I asked him about taking Jones to meet the Jajoukas. Gysin said that he had the platonic idea that somewhere in the world was an individual’s perfect music, and that this was his. Their music proved that the great god Pan was not dead, after all. After he had first heard the Jajoukas, he told them he would love to hear their music every night for the rest of his life. Their response was, ‘Open a restaurant in Tangier and we will be the house band.’

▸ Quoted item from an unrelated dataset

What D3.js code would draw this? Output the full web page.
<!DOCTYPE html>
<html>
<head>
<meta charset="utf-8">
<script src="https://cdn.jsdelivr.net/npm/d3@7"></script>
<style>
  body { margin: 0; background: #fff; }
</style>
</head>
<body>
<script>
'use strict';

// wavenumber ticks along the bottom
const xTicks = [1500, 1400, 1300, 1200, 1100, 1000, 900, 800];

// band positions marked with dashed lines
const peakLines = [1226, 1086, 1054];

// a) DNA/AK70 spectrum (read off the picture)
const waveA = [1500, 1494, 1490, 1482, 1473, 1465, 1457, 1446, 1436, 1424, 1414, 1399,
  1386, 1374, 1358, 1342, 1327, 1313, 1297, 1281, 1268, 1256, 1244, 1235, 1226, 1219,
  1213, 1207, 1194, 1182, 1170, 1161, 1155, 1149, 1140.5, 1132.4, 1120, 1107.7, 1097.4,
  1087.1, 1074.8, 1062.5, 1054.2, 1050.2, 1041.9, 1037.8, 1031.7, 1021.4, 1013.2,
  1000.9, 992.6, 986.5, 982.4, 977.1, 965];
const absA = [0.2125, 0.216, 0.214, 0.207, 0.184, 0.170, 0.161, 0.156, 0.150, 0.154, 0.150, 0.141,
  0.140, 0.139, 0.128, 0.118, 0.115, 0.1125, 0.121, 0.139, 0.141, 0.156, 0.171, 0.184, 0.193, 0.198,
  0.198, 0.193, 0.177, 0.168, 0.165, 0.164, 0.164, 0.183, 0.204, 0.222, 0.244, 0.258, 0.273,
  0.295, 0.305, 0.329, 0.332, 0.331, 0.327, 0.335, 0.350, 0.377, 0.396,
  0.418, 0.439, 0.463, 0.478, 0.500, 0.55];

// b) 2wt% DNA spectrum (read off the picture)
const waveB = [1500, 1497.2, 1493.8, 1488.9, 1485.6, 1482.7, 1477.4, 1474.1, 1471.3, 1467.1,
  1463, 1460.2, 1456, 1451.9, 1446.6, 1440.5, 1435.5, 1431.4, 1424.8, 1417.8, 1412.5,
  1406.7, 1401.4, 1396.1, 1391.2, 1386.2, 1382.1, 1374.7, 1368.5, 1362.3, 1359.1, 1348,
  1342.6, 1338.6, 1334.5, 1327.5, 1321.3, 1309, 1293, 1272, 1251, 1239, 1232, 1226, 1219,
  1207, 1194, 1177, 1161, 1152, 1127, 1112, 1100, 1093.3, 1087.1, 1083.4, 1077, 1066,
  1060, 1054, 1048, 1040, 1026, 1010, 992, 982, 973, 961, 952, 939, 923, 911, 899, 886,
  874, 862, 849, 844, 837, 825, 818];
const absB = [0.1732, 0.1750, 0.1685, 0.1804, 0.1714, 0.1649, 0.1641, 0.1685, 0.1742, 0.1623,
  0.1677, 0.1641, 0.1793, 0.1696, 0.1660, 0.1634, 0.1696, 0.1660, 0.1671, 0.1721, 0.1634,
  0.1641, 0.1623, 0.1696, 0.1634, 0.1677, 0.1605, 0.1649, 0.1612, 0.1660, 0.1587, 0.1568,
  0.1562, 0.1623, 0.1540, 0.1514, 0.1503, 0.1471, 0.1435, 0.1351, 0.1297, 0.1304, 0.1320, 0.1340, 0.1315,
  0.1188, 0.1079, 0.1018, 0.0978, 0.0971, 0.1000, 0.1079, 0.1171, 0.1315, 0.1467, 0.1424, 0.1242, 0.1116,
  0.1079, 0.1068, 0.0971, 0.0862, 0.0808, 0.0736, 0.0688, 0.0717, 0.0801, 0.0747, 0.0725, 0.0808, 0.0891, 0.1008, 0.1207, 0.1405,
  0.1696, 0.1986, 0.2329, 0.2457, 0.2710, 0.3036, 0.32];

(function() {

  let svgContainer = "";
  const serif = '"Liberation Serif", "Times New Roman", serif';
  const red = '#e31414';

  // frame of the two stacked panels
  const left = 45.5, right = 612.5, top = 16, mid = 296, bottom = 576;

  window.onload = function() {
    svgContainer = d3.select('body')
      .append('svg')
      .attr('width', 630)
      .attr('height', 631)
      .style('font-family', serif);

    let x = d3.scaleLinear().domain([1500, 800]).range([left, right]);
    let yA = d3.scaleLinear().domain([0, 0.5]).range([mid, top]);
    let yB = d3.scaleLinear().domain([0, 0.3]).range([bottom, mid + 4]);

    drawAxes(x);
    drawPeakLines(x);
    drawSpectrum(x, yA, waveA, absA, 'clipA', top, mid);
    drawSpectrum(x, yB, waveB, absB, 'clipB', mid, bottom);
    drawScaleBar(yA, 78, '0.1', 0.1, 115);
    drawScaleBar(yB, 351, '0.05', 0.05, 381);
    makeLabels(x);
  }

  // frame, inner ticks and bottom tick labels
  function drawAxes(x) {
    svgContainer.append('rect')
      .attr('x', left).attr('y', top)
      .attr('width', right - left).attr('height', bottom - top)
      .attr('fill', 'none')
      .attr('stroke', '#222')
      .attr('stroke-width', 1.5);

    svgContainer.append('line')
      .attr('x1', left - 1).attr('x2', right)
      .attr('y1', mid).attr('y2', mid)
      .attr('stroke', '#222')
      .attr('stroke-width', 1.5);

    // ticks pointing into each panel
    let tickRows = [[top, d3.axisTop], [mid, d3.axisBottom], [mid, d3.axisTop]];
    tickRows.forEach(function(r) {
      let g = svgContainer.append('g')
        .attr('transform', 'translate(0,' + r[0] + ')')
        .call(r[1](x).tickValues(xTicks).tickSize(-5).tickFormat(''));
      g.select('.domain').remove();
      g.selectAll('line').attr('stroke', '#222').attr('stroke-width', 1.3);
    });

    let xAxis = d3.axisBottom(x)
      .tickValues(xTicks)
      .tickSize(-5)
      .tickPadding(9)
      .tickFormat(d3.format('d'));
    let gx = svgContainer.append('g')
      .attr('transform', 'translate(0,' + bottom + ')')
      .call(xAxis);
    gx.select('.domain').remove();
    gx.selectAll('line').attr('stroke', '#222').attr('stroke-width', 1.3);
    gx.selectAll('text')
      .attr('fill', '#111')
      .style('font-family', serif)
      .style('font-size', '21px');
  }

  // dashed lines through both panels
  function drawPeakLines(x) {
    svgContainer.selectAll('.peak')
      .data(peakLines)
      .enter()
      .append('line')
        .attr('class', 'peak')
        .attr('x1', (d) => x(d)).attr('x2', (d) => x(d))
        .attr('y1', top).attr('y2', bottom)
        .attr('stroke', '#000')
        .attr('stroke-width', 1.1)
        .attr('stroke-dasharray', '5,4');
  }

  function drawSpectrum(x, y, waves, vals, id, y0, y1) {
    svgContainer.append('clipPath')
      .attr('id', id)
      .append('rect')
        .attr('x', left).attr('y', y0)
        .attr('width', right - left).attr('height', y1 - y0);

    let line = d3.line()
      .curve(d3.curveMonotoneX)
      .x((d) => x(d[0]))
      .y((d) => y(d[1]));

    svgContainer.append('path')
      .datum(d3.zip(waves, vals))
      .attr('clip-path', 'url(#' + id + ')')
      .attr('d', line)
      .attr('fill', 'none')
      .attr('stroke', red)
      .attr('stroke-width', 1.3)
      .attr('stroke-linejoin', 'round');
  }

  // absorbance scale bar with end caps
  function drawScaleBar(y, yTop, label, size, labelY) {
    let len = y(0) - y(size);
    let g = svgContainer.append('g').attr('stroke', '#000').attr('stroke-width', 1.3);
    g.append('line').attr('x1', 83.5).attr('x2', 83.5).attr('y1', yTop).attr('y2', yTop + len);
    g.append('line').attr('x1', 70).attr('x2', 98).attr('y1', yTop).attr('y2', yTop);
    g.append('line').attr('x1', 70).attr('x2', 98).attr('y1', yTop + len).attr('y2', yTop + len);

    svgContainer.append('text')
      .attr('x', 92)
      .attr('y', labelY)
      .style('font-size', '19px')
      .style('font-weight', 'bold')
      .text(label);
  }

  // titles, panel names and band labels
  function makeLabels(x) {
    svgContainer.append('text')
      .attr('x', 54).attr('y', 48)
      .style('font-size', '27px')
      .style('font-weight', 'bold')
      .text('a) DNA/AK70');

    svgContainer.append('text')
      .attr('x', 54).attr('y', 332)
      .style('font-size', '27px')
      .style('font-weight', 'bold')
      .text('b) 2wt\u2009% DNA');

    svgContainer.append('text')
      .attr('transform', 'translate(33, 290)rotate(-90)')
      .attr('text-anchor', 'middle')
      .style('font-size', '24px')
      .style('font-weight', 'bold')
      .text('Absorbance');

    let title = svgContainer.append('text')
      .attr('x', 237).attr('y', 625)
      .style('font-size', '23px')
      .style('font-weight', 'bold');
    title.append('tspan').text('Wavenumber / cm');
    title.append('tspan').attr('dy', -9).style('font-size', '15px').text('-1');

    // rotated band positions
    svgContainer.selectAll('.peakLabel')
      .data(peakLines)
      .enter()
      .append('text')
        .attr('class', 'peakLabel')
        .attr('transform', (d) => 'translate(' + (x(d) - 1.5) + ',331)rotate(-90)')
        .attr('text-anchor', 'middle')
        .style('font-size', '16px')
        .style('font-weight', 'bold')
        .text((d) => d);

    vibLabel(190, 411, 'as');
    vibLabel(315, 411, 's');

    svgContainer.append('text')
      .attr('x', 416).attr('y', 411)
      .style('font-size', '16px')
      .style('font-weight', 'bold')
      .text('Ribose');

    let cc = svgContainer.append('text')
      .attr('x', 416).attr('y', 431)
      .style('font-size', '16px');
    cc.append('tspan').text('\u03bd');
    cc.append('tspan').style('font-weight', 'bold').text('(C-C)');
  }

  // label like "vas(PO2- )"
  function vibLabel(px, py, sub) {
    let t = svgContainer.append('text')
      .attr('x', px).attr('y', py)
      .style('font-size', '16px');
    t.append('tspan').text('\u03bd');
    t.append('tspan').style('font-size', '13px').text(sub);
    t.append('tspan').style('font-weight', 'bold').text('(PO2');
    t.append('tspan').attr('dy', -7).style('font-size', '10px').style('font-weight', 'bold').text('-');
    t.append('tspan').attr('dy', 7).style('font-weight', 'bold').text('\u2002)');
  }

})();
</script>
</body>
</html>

For several years Gysin was the proprietor of the 1001 Nights restaurant in Tangier, until, he says, a spell was put on the place and it burnt down. As for Brian Jones, he was ‘a typical spoiled rock star’. But when the Jajoukas sacrificed a goat at the end of one of their performances, Jones went pale and muttered, ‘That’s me — the scapegoat.’ Two weeks later he was found drowned in a swimming pool.

Gysin was born in Canada, and went to Downside public school in England, but early on he was very well connected in the art world. In 1935, at the age of 19, he was included in a major exhibition in Paris that featured the likes of Picasso, Dalí, Magritte and Duchamp, but on the day of the preview he was expelled from the surrealist group by André Breton, who ordered the poet Paul Éluard to take down his pictures. Gysin said that this arbitrary exclusion ‘had the effect of a curse’ and that he was always suspicious of the powerful interests that control the art world.

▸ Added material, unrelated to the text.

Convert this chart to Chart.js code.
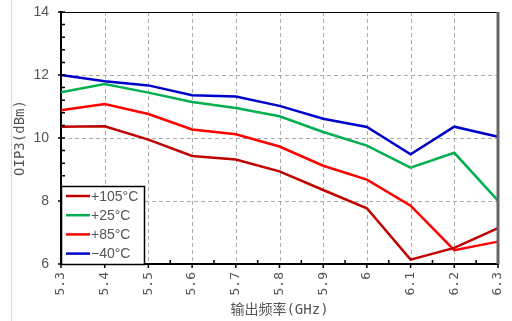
<!DOCTYPE html>
<html>
<head>
<meta charset="utf-8">
<script src="https://cdn.jsdelivr.net/npm/chart.js@4"></script>
<style>
  html, body { margin: 0; padding: 0; background: #fff; }
  #board { display: block; }
</style>
</head>
<body>
<canvas id="board" width="512" height="321"></canvas>
<script>
// datos
const freqs = ["5.3", "5.4", "5.5", "5.6", "5.7", "5.8", "5.9", "6", "6.1", "6.2", "6.3"];
const seriesNames = ["+105°C", "+25°C", "+85°C", "−40°C"];
const seriesColors = ["#c00000", "#00b050", "#ff0000", "#0000cc"];
const t105 = [10.36, 10.37, 9.95, 9.43, 9.32, 8.94, 8.35, 7.77, 6.14, 6.51, 7.14];
const t25 = [11.45, 11.71, 11.44, 11.14, 10.95, 10.69, 10.19, 9.76, 9.06, 9.53, 8.01];
const t85 = [10.88, 11.08, 10.76, 10.27, 10.12, 9.73, 9.12, 8.68, 7.85, 6.44, 6.71];
const tm40 = [12.0, 11.8, 11.67, 11.36, 11.32, 11.02, 10.61, 10.35, 9.48, 10.36, 10.04];
const yTicks = [6, 8, 10, 12, 14];

const txtColor = "#555";
const fontFam = "'Liberation Sans', 'Noto Sans CJK SC', sans-serif";
const monoFam = "'DejaVu Sans Mono', 'Noto Sans CJK SC', monospace";

let canv = document.getElementById("board");

// rejilla punteada, ticks menores, bordes y leyenda dentro del grafico
const extras = {
  id: "extras",
  beforeDraw(chart) {
    let ctx = chart.ctx;
    ctx.save();
    ctx.strokeStyle = "#d9d9d9";
    ctx.lineWidth = 1;
    ctx.beginPath();
    ctx.moveTo(11.5, 0);
    ctx.lineTo(11.5, 321);
    ctx.stroke();
    ctx.restore();
  },
  beforeDatasetsDraw(chart) {
    let ctx = chart.ctx;
    let a = chart.chartArea;
    let xs = chart.scales.x;
    let ys = chart.scales.y;
    ctx.save();
    ctx.strokeStyle = "#aaa";
    ctx.lineWidth = 1;
    ctx.setLineDash([4, 3]);
    ctx.beginPath();
    for (let i = 1; i < freqs.length - 1; i++) {
      let px = Math.round(xs.getPixelForValue(i)) + 0.5;
      ctx.moveTo(px, a.top);
      ctx.lineTo(px, a.bottom);
    }
    yTicks.slice(1, -1).forEach(v => {
      let py = Math.round(ys.getPixelForValue(v)) + 0.5;
      ctx.moveTo(a.left, py);
      ctx.lineTo(a.right, py);
    });
    ctx.stroke();
    ctx.restore();
  },
  afterDraw(chart) {
    let ctx = chart.ctx;
    let a = chart.chartArea;
    let xs = chart.scales.x;
    let ys = chart.scales.y;
    ctx.save();
    // borde superior y derecho
    ctx.strokeStyle = "#000";
    ctx.lineWidth = 1;
    ctx.beginPath();
    ctx.moveTo(a.left, a.top + 0.5);
    ctx.lineTo(a.right, a.top + 0.5);
    ctx.stroke();
    ctx.strokeStyle = "#666";
    ctx.lineWidth = 3;
    ctx.beginPath();
    ctx.moveTo(a.right, a.top);
    ctx.lineTo(a.right, a.bottom);
    ctx.stroke();

    ctx.strokeStyle = "#000";
    ctx.lineWidth = 1.5;
    ctx.beginPath();
    for (let i = 0; i < freqs.length; i++) {
      let px = xs.getPixelForValue(i);
      ctx.moveTo(px, a.bottom);
      ctx.lineTo(px, a.bottom + 4);
      if (i < freqs.length - 1) {
        let mx = xs.getPixelForValue(i + 0.5);
        ctx.moveTo(mx, a.bottom);
        ctx.lineTo(mx, a.bottom - 4);
      }
    }
    for (let v = 6; v <= 14.001; v += 0.4) {
      let py = ys.getPixelForValue(v);
      let major = Math.abs(v - Math.round(v)) < 0.01 && Math.round(v) % 2 === 0;
      ctx.moveTo(a.left - (major ? 3 : 0), py);
      ctx.lineTo(a.left + 4, py);
    }
    ctx.stroke();

    // leyenda
    let lx = a.left, ly = 186, lw = 83, lh = a.bottom - 186;
    ctx.fillStyle = "#fff";
    ctx.fillRect(lx, ly, lw, lh);
    ctx.strokeStyle = "#000";
    ctx.lineWidth = 1.5;
    ctx.strokeRect(lx + 0.5, ly + 0.5, lw, lh);
    ctx.font = "14px " + fontFam;
    ctx.textBaseline = "middle";
    chart.data.datasets.forEach((ds, i) => {
      let yy = 196 + i * 19.2;
      ctx.strokeStyle = ds.borderColor;
      ctx.lineWidth = 2.5;
      ctx.beginPath();
      ctx.moveTo(lx + 5, yy);
      ctx.lineTo(lx + 29, yy);
      ctx.stroke();
      ctx.fillStyle = txtColor;
      ctx.fillText(ds.label, lx + 30, yy + 1);
    });
    ctx.restore();
  }
};

let chart = new Chart(canv, {
  type: "line",
  data: {
    labels: freqs,
    datasets: [t105, t25, t85, tm40].map((d, i) => ({
      label: seriesNames[i],
      data: d,
      borderColor: seriesColors[i],
      backgroundColor: seriesColors[i],
      borderWidth: 2.5,
      pointRadius: 0,
      tension: 0,
      fill: false
    }))
  },
  options: {
    responsive: false,
    animation: false,
    layout: { padding: { left: 0, top: 12, right: 14, bottom: 0 } },
    plugins: { legend: { display: false }, tooltip: { enabled: false } },
    scales: {
      x: {
        offset: false,
        grid: { display: false, drawTicks: false },
        border: { color: "#000", width: 2 },
        ticks: {
          color: txtColor, font: { size: 13, family: monoFam },
          minRotation: 90, maxRotation: 90, autoSkip: false, padding: 8
        },
        title: {
          display: true, text: "输出频率(GHz)", color: txtColor,
          font: { size: 14, family: monoFam }, padding: { top: 0, bottom: 2 }
        },
        afterFit(s) {
          s.height = 57;
          s.paddingLeft = 0; s.paddingRight = 0;
        }
      },
      y: {
        min: 6, max: 14,
        afterBuildTicks(s) { s.ticks = yTicks.map(v => ({ value: v })); },
        grid: { display: false, drawTicks: false },
        border: { color: "#000", width: 2 },
        ticks: { color: txtColor, font: { size: 14, family: fontFam }, padding: 12 },
        title: {
          display: true, text: "OIP3(dBm)", color: txtColor,
          font: { size: 14, family: monoFam }, padding: { top: 12, bottom: 0 }
        },
        afterFit(s) {
          s.width = 61;
          s.paddingTop = 0; s.paddingBottom = 0;
        }
      }
    }
  },
  plugins: [extras]
});
</script>
</body>
</html>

But he remained friendly with art world big shots such as Peggy Guggenheim, who he used to stay with at her Venice palazzo. I once admired a gold ring Gysin was wearing and he said that the most jewellery he had ever seen on a man was on Hermann Goering, the Nazis’ Luftwaffe chief, who used to come to Peggy Guggenheim’s pre-war art parties dressed in leather and wearing make-up. ‘He was the campest guy I ever knew.’

In the corner of Gysin’s flat was the infamous Dream Machine. He put on some Moroccan music and told me to close my eyes. The machine worked, and I began to ‘see’ in great detail, in full 3D, scenes of ancient Rome. I was at the Coliseum, at a chariot race. Brion said I was particularly susceptible to the machine — and commented that maybe there was a connection with the music, which came from near Volubilis, the southernmost outpost of the Roman Empire in Morocco, where they found the lions the Christians were thrown to.

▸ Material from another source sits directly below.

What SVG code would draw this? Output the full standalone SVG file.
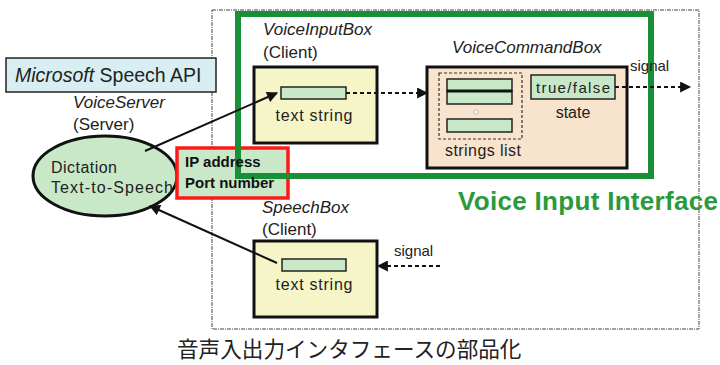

Gysin’s paintings, now exhibiting at the October Gallery, also seem to have an odd, consciousness-shifting effect. They have a real elegance to them, partly as a result of his studies of Japanese and Arabic calligraphy. His sense of colour is vivid. Writing about Gysin’s painting, Burroughs called him ‘an indiscreet astronaut’ who is ‘the only modern painter to have captured the space-eye view, in which time is spread out on the canvas’. By which he means that when you look at one of Gysin’s shadowy Marrakesh street scenes you get the impression of the scene both as it existed in the past and as it is now: ‘You are seeing the cars and motor scooters and bicycles and people who are here now, but also the ones you remember from years ago, forward and backward in time.’

Gysin is still seen as something of a maverick outsider in the art world. But as his obituary by Robert Palmer in the New York Times put it, he ‘threw off the sort of ideas that ordinary artists would parlay into a lifetime career, great clumps of ideas, as casually as a locomotive throws out sparks’.